__Data excerpt__:
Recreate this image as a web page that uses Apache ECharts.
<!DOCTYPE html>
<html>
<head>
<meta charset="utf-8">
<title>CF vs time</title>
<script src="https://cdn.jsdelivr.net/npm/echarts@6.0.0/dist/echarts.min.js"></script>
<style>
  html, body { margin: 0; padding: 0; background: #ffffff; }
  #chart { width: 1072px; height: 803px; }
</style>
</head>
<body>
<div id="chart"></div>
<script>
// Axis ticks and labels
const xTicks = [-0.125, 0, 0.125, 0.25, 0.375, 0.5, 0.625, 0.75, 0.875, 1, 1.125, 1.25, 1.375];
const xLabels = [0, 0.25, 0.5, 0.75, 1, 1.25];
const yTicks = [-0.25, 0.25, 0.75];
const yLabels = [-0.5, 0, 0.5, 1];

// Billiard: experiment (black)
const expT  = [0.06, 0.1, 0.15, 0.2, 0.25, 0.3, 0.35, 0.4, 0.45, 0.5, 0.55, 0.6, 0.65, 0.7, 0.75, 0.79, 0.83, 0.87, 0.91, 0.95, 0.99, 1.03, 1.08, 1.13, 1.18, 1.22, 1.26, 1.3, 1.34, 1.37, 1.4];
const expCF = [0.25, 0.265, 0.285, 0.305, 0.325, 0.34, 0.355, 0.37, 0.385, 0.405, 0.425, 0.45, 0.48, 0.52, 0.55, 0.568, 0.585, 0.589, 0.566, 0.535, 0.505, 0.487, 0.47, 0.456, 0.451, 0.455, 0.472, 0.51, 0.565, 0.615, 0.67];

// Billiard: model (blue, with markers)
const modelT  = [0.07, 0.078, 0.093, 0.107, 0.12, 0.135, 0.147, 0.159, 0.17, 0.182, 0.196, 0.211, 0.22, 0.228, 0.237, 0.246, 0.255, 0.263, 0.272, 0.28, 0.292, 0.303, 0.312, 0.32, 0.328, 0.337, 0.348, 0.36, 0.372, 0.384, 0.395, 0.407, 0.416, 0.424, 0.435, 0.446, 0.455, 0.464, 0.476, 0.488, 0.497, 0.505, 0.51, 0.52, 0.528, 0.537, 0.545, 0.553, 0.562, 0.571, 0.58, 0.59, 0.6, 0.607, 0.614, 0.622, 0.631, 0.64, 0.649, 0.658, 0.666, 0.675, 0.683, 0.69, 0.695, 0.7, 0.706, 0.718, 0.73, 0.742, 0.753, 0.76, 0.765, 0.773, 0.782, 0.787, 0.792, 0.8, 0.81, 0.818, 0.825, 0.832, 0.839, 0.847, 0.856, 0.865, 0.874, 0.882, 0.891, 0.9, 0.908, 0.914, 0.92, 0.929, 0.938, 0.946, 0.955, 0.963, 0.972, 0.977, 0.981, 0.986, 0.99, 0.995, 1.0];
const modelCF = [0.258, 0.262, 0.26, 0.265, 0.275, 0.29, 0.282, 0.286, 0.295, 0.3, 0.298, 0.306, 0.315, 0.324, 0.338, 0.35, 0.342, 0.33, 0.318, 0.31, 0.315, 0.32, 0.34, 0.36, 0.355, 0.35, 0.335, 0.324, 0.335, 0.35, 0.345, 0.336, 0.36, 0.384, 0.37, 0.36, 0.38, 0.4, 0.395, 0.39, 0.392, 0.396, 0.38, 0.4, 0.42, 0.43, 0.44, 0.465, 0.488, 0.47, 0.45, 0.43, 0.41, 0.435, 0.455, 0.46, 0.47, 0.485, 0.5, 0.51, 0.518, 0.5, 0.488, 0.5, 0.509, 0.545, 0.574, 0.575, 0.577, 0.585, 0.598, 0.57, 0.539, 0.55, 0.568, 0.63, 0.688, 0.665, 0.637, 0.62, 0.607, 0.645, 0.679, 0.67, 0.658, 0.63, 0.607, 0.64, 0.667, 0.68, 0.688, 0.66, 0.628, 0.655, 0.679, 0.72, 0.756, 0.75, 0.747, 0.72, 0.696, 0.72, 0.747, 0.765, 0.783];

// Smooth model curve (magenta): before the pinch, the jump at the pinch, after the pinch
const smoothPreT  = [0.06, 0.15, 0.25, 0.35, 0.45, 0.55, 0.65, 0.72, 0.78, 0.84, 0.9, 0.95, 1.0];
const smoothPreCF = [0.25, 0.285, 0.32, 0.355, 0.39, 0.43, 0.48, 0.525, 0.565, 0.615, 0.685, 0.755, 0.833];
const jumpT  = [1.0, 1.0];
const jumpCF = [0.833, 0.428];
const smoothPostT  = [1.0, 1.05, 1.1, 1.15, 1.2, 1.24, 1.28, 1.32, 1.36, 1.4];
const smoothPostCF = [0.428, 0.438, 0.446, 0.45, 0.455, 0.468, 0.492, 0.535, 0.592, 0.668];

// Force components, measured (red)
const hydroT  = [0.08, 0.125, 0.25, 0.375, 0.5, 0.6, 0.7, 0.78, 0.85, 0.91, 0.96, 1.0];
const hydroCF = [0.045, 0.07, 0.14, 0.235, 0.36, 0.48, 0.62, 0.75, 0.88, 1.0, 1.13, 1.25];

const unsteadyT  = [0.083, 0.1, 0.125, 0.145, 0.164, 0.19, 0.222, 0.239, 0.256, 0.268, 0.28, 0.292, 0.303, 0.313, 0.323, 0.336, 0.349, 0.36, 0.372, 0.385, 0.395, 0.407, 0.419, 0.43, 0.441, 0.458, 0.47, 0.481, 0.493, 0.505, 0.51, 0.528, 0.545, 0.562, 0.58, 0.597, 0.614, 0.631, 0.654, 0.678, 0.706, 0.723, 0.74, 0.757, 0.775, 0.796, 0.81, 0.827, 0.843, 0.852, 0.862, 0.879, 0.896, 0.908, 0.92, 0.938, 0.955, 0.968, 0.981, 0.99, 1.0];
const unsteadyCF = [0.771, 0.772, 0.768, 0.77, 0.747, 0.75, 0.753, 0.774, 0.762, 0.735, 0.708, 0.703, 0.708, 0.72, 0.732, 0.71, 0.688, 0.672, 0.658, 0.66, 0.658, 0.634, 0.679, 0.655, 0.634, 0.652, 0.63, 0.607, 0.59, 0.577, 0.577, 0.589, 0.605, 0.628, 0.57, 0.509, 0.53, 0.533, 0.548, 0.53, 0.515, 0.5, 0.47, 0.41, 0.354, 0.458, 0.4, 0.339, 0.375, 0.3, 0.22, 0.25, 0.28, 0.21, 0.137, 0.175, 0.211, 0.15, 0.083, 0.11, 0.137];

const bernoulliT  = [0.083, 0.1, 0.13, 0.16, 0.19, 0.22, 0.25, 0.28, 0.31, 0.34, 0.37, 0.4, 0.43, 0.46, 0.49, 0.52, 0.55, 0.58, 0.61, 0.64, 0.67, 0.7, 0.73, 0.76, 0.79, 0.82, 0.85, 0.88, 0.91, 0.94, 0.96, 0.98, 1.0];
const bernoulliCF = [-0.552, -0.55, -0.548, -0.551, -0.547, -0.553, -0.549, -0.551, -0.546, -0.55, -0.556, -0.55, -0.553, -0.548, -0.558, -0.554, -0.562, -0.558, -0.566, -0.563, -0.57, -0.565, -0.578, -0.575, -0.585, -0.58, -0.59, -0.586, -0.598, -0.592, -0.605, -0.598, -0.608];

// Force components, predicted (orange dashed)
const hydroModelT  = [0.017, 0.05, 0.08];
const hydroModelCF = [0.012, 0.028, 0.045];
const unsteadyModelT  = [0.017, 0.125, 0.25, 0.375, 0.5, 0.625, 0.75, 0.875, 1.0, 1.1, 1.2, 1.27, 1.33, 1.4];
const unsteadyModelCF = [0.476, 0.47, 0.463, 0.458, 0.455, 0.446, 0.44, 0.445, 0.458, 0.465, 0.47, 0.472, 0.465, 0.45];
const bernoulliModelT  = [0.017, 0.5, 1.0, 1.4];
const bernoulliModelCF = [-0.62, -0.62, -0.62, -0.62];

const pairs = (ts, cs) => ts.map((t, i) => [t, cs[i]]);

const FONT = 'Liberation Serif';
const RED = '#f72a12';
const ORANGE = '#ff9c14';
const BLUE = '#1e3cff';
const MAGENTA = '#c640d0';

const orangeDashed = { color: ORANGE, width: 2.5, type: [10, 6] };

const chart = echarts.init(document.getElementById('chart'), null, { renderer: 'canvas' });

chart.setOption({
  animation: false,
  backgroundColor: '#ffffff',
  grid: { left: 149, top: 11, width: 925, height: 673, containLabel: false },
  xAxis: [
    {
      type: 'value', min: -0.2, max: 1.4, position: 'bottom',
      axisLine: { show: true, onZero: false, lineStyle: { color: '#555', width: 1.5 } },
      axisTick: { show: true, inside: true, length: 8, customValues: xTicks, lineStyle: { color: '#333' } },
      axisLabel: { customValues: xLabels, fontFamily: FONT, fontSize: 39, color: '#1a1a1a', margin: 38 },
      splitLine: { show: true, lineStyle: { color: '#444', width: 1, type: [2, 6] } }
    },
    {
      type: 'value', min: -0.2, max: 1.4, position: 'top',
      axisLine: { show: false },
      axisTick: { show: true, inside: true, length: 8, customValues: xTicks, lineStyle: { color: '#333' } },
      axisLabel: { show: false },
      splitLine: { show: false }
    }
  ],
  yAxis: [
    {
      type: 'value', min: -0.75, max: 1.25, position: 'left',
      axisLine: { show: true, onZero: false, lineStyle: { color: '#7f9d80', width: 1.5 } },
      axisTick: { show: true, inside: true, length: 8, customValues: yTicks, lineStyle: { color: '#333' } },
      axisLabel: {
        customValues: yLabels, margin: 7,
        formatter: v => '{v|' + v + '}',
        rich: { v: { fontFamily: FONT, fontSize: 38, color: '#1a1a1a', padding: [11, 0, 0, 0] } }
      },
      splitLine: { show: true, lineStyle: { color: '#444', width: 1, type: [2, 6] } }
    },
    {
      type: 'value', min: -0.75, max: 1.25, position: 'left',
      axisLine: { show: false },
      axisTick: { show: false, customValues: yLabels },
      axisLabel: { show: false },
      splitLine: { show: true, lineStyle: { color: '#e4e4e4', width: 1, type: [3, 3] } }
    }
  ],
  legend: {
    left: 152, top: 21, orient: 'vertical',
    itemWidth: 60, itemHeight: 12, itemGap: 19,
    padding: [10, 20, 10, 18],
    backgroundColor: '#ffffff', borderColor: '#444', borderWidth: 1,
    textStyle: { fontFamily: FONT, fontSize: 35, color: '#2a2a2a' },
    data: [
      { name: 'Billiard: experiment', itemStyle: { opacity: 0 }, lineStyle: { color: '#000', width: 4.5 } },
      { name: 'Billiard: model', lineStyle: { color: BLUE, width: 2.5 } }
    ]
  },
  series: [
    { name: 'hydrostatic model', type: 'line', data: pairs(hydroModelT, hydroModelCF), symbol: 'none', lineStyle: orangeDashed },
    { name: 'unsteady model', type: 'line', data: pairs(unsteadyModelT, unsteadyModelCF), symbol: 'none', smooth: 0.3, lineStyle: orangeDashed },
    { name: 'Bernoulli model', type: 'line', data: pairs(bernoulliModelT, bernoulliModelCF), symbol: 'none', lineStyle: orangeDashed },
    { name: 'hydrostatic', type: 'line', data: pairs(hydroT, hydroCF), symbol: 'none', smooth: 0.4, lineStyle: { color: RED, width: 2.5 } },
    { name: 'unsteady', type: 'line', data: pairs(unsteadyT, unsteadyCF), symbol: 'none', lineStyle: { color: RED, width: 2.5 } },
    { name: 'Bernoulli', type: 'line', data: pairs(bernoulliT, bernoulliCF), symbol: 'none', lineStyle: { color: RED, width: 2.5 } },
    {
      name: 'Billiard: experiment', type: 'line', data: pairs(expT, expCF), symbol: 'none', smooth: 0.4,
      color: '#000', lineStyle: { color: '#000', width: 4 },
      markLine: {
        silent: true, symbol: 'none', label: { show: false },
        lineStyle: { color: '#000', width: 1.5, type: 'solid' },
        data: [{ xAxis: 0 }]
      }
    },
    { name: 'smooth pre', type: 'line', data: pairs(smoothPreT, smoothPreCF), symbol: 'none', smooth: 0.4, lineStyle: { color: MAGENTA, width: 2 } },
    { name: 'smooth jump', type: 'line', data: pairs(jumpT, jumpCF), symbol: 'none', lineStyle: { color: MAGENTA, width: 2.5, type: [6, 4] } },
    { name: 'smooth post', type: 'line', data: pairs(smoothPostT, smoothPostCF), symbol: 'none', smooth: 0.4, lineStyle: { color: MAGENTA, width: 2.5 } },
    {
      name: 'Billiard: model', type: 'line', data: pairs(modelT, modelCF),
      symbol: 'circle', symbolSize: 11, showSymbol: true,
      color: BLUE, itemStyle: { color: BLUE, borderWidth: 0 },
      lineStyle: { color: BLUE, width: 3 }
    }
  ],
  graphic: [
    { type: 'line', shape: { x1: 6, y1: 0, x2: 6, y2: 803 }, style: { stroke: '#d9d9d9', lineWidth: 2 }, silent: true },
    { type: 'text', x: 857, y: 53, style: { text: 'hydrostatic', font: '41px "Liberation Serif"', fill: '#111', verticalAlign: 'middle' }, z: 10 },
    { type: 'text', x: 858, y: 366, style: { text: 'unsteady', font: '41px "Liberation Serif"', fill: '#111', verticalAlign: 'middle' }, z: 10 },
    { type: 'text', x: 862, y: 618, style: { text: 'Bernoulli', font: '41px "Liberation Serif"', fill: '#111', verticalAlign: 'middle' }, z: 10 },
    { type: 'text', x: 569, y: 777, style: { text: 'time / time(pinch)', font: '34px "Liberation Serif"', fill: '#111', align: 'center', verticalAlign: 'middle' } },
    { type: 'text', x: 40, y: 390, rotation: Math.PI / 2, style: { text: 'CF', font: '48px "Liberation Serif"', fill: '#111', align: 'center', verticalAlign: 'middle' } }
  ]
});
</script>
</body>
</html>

__Task prompt__: Reproduce, please, the lines of the material from its first line down to the line containing "const yLabels = [-0.5, 0, 0.5, 1];", keeping both ends and nothing beyond them.

__Response__:
Recreate this image as a web page that uses Apache ECharts.
<!DOCTYPE html>
<html>
<head>
<meta charset="utf-8">
<title>CF vs time</title>
<script src="https://cdn.jsdelivr.net/npm/echarts@6.0.0/dist/echarts.min.js"></script>
<style>
  html, body { margin: 0; padding: 0; background: #ffffff; }
  #chart { width: 1072px; height: 803px; }
</style>
</head>
<body>
<div id="chart"></div>
<script>
// Axis ticks and labels
const xTicks = [-0.125, 0, 0.125, 0.25, 0.375, 0.5, 0.625, 0.75, 0.875, 1, 1.125, 1.25, 1.375];
const xLabels = [0, 0.25, 0.5, 0.75, 1, 1.25];
const yTicks = [-0.25, 0.25, 0.75];
const yLabels = [-0.5, 0, 0.5, 1];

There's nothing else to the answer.